Everyone has its own method. For me it varies from day to day. Sometimes I just have to forget about everything related to advertising and just live as if it doesn't exist. Sometimes I feel energized by looking at great work done by other people. I think you have to do what you feel like doing at the moment because your brain is your machine. You have to take care of it as it demands.
What’s the work achievement you’re most proud of?
I'd say 'What Family Means' and 'Miles for the People.'
Some years ago a bunch of religious conservative politicians created something called "Family Statute" which defined "a family" as "man, woman and their children". This was clearly an act against LGBT, against freedom, full of prejudice. This "Family Statute" would serve as base to regulate rights and laws related to this matter. That would mean years of individual rights setback.
We couldn't fight the law but we found a breach. The law is made of text. And a text makes sense by the meaning of its words. So we figured out that if we change the meaning of a word we would change the whole meaning of a law. So we did it. We created a digital campaign for Houaiss Dictionary asking what "family" means for all kinds of people. People were able to submit their answers.
A lexicographer from Houaiss condensed all those answers in a singular meaning. Then we presented this new meaning on "Fantástico", Brazil's most important TV show. That was really a big achievement for me. Some months later we found out that some books regarding family relations used at schools were already updated with the new "family" meaning. We're talking about books there were being used at catholic schools! That was great.
Case video can be seen here: https://creativepool.com/augustocorreia/projects/what-family-means-for-houaiss-dictionary
Then there's 'Miles for the People.' At Grey Brazil there was this client, "Reclame Aqui" (something like "complain here" in english). These guys are huge. They're the biggest consumer rights watchdog in the country. They are fearless. At some point they decided that they would look after not only "consumer" but also "civil" rights. In other words, besides fighting against big companies we'd now fight Brazilian politicians. Thinking about all the wrong stuff that happens in the political sphere we were trying to come out with something related to the ridiculous politicians' expenses. The waste of public money. Then we found something that nobody was looking at.
Politicians fly a lot. A lot of public money is pent on their official trips. In theory, that's ok. It's their job. But guess who gets to keep the air miles generated from these trips?
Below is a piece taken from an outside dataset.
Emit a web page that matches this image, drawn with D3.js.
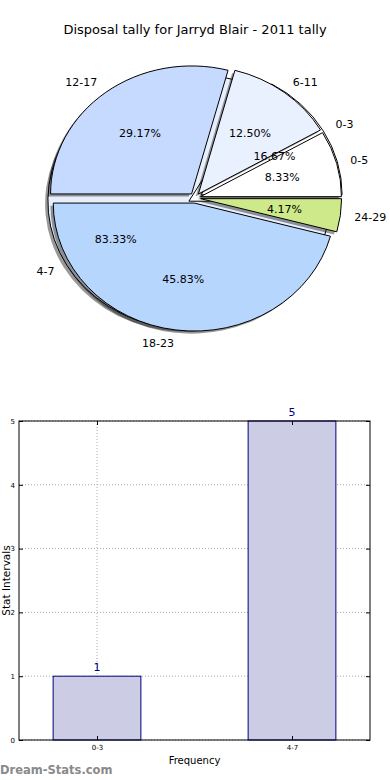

Yep, the politicians keep them to themselves. There were no regulations about that in Brazil. And for us if the flights were paid by public money, the miles belong to the people.
In the meantime, a lot of Brazilians that need to travel (sports competitions, health issues, science conferences) don't have money to do it. Even to represent the country abroad. Then we started a war to get all those air miles back to the people. We exposed everything and encouraged people to put pressure on the politicians. After doing this massive pressure we managed to change the law in some states. And there are a lot of bills in the way. That was pretty amazing.
What advice would you give to other aspiring creatives looking for work?
Don't learn advertising. Learn people. It's like poker; don't play the cards, play the players. I think that could be helpful.
What’s your one big hope for the future of the creative industries?
To be creative.
If you could change one thing about the industry, what would it be?
The way creatives are treated. There are a lot of people in this industry besides the creative department and somehow these are the ones with the final words. I think people tend to forget that the outcome of an agency's work is what the creatives deliver. People don't buy excel spreadsheets, people don't buy 150 slides presentations full of planning bullshit. People buy creative work. When you go to the movies, you watch creative work. When you buy video games, you're entertaining yourself with a creative work. When you read a book, you're consuming creative work.
Don't get me wrong. Client services, planning and media people are important as hell. As long they're creative too. I was not born creative. I just chose to be.